I am just wondering why I cannot do 8C2 * 6C2 in this case. Please explain. Many thanks.=)

hi chris,

I couldn’t get one thing in the solution. Why did you multiply 3 in the end ( with 8C4)? When we simply do 8C4, aren’t we considering all the possibilities in which we could form the team?

Hi Jay,

Within the four chosen there can be three possible teams. To illustrate: If we have a team consisting of A, B, C, and D we can break these players up into the following:

AB vs CD

AC vs BD

AD vs BC

Hope that helps 🙂

Thanks Josh for commenting.

Chris, please don’t be sorry. This is a good example you have posted.

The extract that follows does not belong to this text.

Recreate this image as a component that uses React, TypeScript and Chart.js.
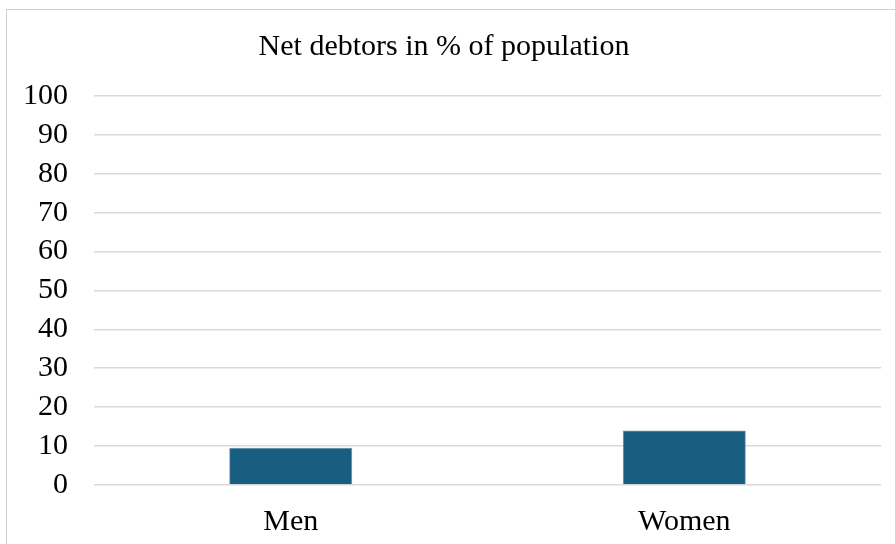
import React, { useEffect, useRef } from "react";
import { Chart, registerables } from "chart.js";

Chart.register(...registerables);

const categories = ["Men", "Women"];
const netDebtorsPct = [9.6, 14.0];
const yTicks = [0, 10, 20, 30, 40, 50, 60, 70, 80, 90, 100];
const chartTitle = "Net debtors in % of population";

const FONT = "'Liberation Serif', 'Times New Roman', serif";

export default function App() {
  const canvasRef = useRef<HTMLCanvasElement | null>(null);

  useEffect(() => {
    document.body.style.margin = "0";
    const canvas = canvasRef.current;
    if (!canvas) return;
    const chart = new Chart(canvas, {
      type: "bar",
      data: {
        labels: categories,
        datasets: [
          {
            data: netDebtorsPct,
            backgroundColor: "#175e80",
            borderColor: "#5f8fa8",
            borderWidth: 0.8,
            barPercentage: 0.3125,
            categoryPercentage: 1,
          },
        ],
      },
      options: {
        animation: false,
        responsive: false,
        maintainAspectRatio: false,
        layout: { padding: { left: 0, right: 14, top: 0, bottom: 0 } },
        plugins: {
          legend: { display: false },
          tooltip: { enabled: false },
          title: {
            display: true,
            text: chartTitle,
            color: "#000",
            font: { family: FONT, size: 30, weight: "normal" },
            padding: { top: 19, bottom: 31 },
          },
        },
        scales: {
          x: {
            afterFit: (scale: any) => {
              scale.height = 59;
            },
            grid: { display: false, drawTicks: false },
            border: { display: false },
            ticks: {
              color: "#000",
              font: { family: FONT, size: 30 },
              padding: 19,
            },
          },
          y: {
            min: 0,
            max: 100,
            afterBuildTicks: (scale: any) => {
              scale.ticks = yTicks.map((v) => ({ value: v }));
            },
            afterFit: (scale: any) => {
              scale.width = 87;
            },
            grid: { color: "#dadada", lineWidth: 1.6, drawTicks: false },
            border: { display: false },
            ticks: {
              autoSkip: false,
              color: "#000",
              font: { family: FONT, size: 30 },
              padding: 26,
            },
          },
        },
      },
    });
    return () => chart.destroy();
  }, []);

  return (
    <div
      style={{
        position: "fixed",
        left: 6,
        top: 9,
        width: 900,
        height: 545,
        border: "1px solid #cfcfcf",
        background: "#fff",
      }}
    >
      <canvas ref={canvasRef} width={888} height={534} style={{ display: "block" }} />
    </div>
  );
}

Great, I am happy people like this example. It is a fun little one with a twist. Not too much math but very easy to get wrong (just like a real GRE question :).

Hi Chris,

Thank you for the problems you have been posting.

For the problem mentioned above, I had a different solution as below:

1. Choose 4 of 8 = 8C4

2. Out of the chosen 4, I have to pair 2 =4C2=6 ways

Eg: (1,2,3,4 =pairs 12,13,14,23,24,34=6 ways in which 4 players have unique match-ups)

Hence 70 x 6 =420

What am I doing wrong here?

The first part 8C4 is correct but can you further explain 70×3=210. I understand what you have written and it makes sense but can that be derived mathematically?

shri, I was confused about the same thing but I think I figured it out:

I think it is because if the pair 12 is chosen, then the second pair must be 34. When you are choosing pairs from a group of 4 people, once you have chosen the first pair, the second pair is automatically chosen. So choosing the pair 12 is the same as choosing 34. So the six ways that you mentioned above should be combined into the 3 ways: (12|34), (13|24), and (14|23).

Sorry shri for never replying – for some reason your comment got lost in the mix.

Josh’s reasoning is solid – basically when you’ve chosen one group, let’s say A and B, the other group has to be C and D. Therefore you have to divide by 2.